Tuesday, February 23, 2016

A Necessary Dying

We are now in the third week of the season of Lent which is a period of 40 days (excluding Sundays) before Easter where we as Christians intentionally reflect on the passion, death and resurrection of Jesus and what it means for us in our walks of discipleship.

More than mere commemoration of Jesus' sacrifice, though, I believe the season of Lent reminds us of a necessary process that we as followers of Jesus need to undergo on a regular basis.

We need Lent because it reminds us of a necessary dying that needs to happen in our lives on a regular basis. We need to constantly die to ourselves that Christ may live in us. As Paul wrote to the Galatians, "I have been crucified with Christ and I no longer live, but Christ lives in me." (Galatians 2:20a, CEB).

The practice of fasting, not just from food but from other creature comforts, is synonymous with the season of Lent. However, this practice of giving things up only works when we do it as a way of clearing our cluttered and busy lives to make room for Christ. And this practice only works when it continues all throughout the year and not just during Lent. Lent is meant to jumpstart us on this habit of dying to ourselves daily so that Christ may live in us.

Eugene Peterson's paraphrase of Galatians 2:20 helps sum it up: "Indeed, I have been crucified with Christ. My ego is no longer central. It is no longer important that I appear righteous before you or have your good opinion, and I am no longer driven to impress God. Christ lives in me. The life you see me living is not 'mine,' but it is lived by faith in the Son of God, who loved me and gave himself for me. I am not going to go back on that." (The Message).

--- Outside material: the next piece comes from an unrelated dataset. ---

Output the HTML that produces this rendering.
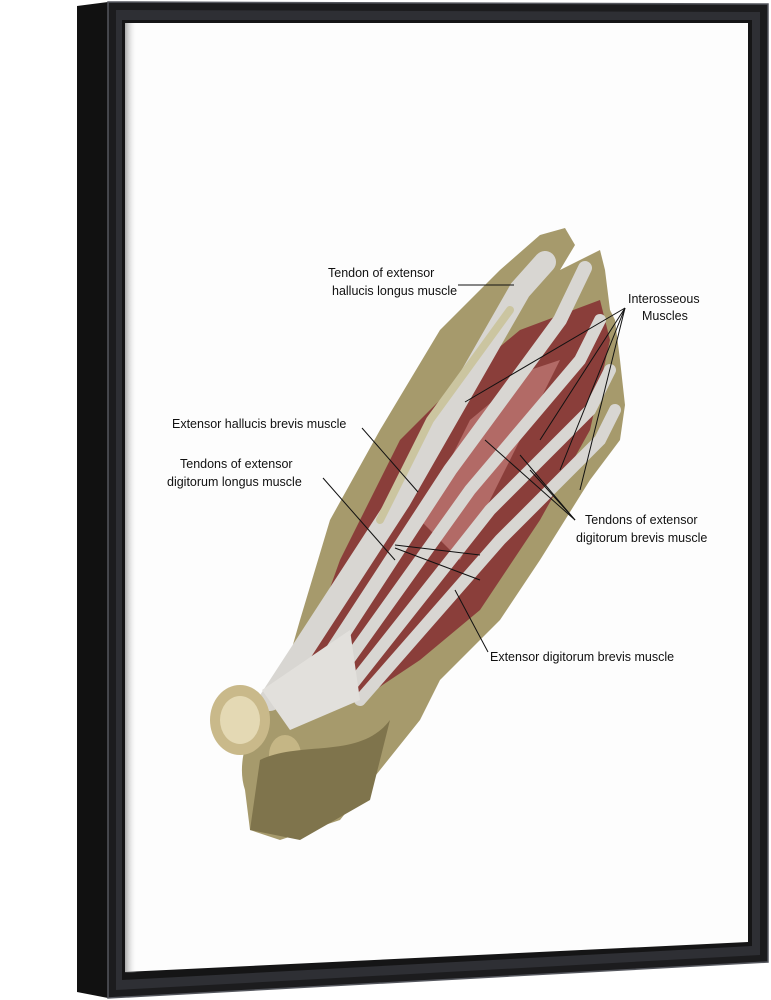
<!DOCTYPE html>
<html><head><style>
body{margin:0;width:771px;height:1000px;background:#fff;overflow:hidden;font-family:"Liberation Sans",sans-serif}
svg{position:absolute;left:0;top:0}
text{font-family:"Liberation Sans",sans-serif;font-size:12.5px;fill:#111}
</style></head><body>
<svg width="771" height="1000" viewBox="0 0 771 1000">
<defs>
<linearGradient id="sh" x1="0" x2="1"><stop offset="0" stop-color="#444"/><stop offset="1" stop-color="#fff" stop-opacity="0"/></linearGradient>
</defs>
<polygon points="77,6 108,2 108,998 77,992" fill="#111"/>
<polygon points="108,2 768,4 768,962 108,998" fill="#1c1c1e"/>
<polygon points="108,2 768,4 768,962 108,998" fill="none" stroke="#55575e" stroke-width="1.5"/>
<polygon points="116,10 760,12 760,955 116,990" fill="#2e2f34"/>
<polygon points="122,20 752,20 752,946 122,980" fill="#151516"/>
<polygon points="125,23 748,23 748,942 125,972" fill="#fdfdfd"/>
<rect x="125" y="23" width="12" height="950" fill="url(#sh)" opacity="0.45"/>
<g>
<path d="M245,790 C235,760 250,720 280,690 L300,620 L330,520 L380,430 L440,330 L500,270 L540,235 L565,228 L575,245 L560,270 L600,250 L605,270 L610,310 L615,320 L620,360 L625,405 L620,440 L590,480 L540,560 L500,620 L440,680 L420,720 L380,770 L340,820 L280,840 L250,830 Z" fill="#a69a6c"/>
<path d="M290,700 L340,560 L400,440 L460,380 L520,330 L600,300 L610,340 L590,430 L540,520 L480,610 L420,660 L360,700 Z" fill="#8a3e3a"/>
<path d="M420,520 L470,420 L530,370 L560,360 L500,480 L460,560 Z" fill="#b26a66"/>
<g stroke="#d8d6d2" stroke-linecap="round" fill="none">
<path d="M270,700 L400,500 L520,290 L545,262" stroke-width="22"/>
<path d="M300,700 L450,470 L560,320 L585,268" stroke-width="14"/>
<path d="M320,700 L470,490 L580,360 L600,320" stroke-width="12"/>
<path d="M340,700 L490,510 L590,410 L610,370" stroke-width="12"/>
<path d="M360,700 L500,540 L600,440 L615,410" stroke-width="12"/>
<path d="M380,520 L430,420 L510,310" stroke-width="8" stroke="#cbc5a0"/>
</g>
<path d="M262,690 L350,630 L360,700 L290,730 Z" fill="#e2e0dc"/>
<ellipse cx="240" cy="720" rx="30" ry="35" fill="#c9b98a"/>
<ellipse cx="240" cy="720" rx="20" ry="24" fill="#e4d9b4"/>
<ellipse cx="285" cy="755" rx="16" ry="20" fill="#c5b685"/>
<path d="M260,760 C300,740 360,760 390,720 L370,800 L300,840 L250,830 Z" fill="#7f744c"/>
</g>
<g stroke="#111" stroke-width="1" fill="none">
<line x1="458" y1="285" x2="514" y2="285"/>
<line x1="625" y1="308" x2="465" y2="402"/>
<line x1="625" y1="308" x2="540" y2="440"/>
<line x1="625" y1="308" x2="560" y2="470"/>
<line x1="625" y1="308" x2="580" y2="490"/>
<line x1="362" y1="428" x2="418" y2="492"/>
<line x1="323" y1="478" x2="395" y2="560"/>
<line x1="395" y1="545" x2="480" y2="555"/>
<line x1="395" y1="548" x2="480" y2="580"/>
<line x1="575" y1="520" x2="485" y2="440"/>
<line x1="575" y1="520" x2="520" y2="455"/>
<line x1="575" y1="520" x2="530" y2="470"/>
<line x1="488" y1="652" x2="455" y2="590"/>
</g>
<text x="328" y="277">Tendon of extensor</text>
<text x="332" y="295">hallucis longus muscle</text>
<text x="628" y="303">Interosseous</text>
<text x="642" y="320">Muscles</text>
<text x="172" y="428">Extensor hallucis brevis muscle</text>
<text x="180" y="468">Tendons of extensor</text>
<text x="167" y="486">digitorum longus muscle</text>
<text x="585" y="524">Tendons of extensor</text>
<text x="576" y="542">digitorum brevis muscle</text>
<text x="490" y="661">Extensor digitorum brevis muscle</text>
</svg>
</body></html>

What is it in our lives that needs to die so that Christ may live in us?

Bishop Grant Hagiya, in a sermon during a Clergy Retreat a couple of years ago said, "In order for Easter, for new life to happen, some things have to die." Richard Rohr echoes that when he wrote, "We need to deeply trust and allow both our own dyings and our own certain resurrections, just as Jesus did! This is the full pattern of transformation."

What is it in the way we do things as churches, as families, as organizations and as a conference that need to die, in order for new life to happen?

What are the systems and structures that God is calling us to put an end to, in order for transformation and resurrection to occur?

May this season of Lent be a meaningful time of reflection for all of us, intentionally confronting the serious question: In what areas of our individual and corporate lives do we need to die in order for Christ to fully live in us?

May this Lent truly be a season of necessary dying.

Your fellow disciple,


Tuesday, February 2, 2016

Prayer Run: #miles4gc2016

Photo by Steve Charles shared on the
Willow Running Company Facebook page
I'd like to continue on the theme of praying for General Conference, which I wrote on last week: #pray4gc2016.

Prayer Runs
As I've posted on many occasions on this blog already, running for me has evolved into a spiritual discipline. It is a practice that allows me to be centered in my relationship with God. It is an activity where I am able to prayerfully process thoughts, ideas and deep concerns. In the past three years, I have ran some marathons as "prayer runs", dedicating the miles to different prayer concerns. I've ran in prayer for our Alaska churches. I've dedicated miles in prayer for those in unfortunate life situations.  This month, I am excited for another opportunity to run in prayer run.

As I posted last week, February 13th is the day assigned to us in the Alaska United Methodist Conference to join the denomination's prayer vigil: 131 days of continual prayer for General Conference. For 24 hours on that day, our fellow United Methodists from around the world are counting on us to continue the chain of prayer. If you haven't signed-up for your 15 minute timeslot, click here: AK Prayer Vigil.

Photo from susitna100.com
Now February 13th is also the day I am slated to run the Little Su 50K race in the Mat-Su Valley. I did not know of the prayer vigil yet when I signed-up for this race back in November. But I was pleasantly surprised that the assigned date for the Alaska Conference coincides with my race. Whether you call it coincidence or divine providence, I am elated at the opportunity of doing another prayer run! Moreover, I welcome the thought that many will be praying with me, albeit in 15 minute segments. I won't be praying (running) alone!

So, on February 13, 2016, I will be joining the chain of prayer, dedicating those long, snowy 50 kilometers (31.06856 miles) as prayer miles for General Conference. The race start is at 11 am in Big Lake and so I have signed-up for the 11:00-11:15 am slot (although the race will definitely take way longer that that!)

Call to Prayer
I cannot underscore enough the importance of praying for the highest policy making body of our United Methodist Church! We need a powerful moving of the Holy Spirit at General Conference and for us to be sensitive and responsive to the direction in which the Spirit of God leads us.

Will you join the global prayer chain? Will join me and others in praying, "Come, Holy Spirit, come! Fall afresh on our United Methodist Church. Melt us. Mold us. Fill us. Use us."?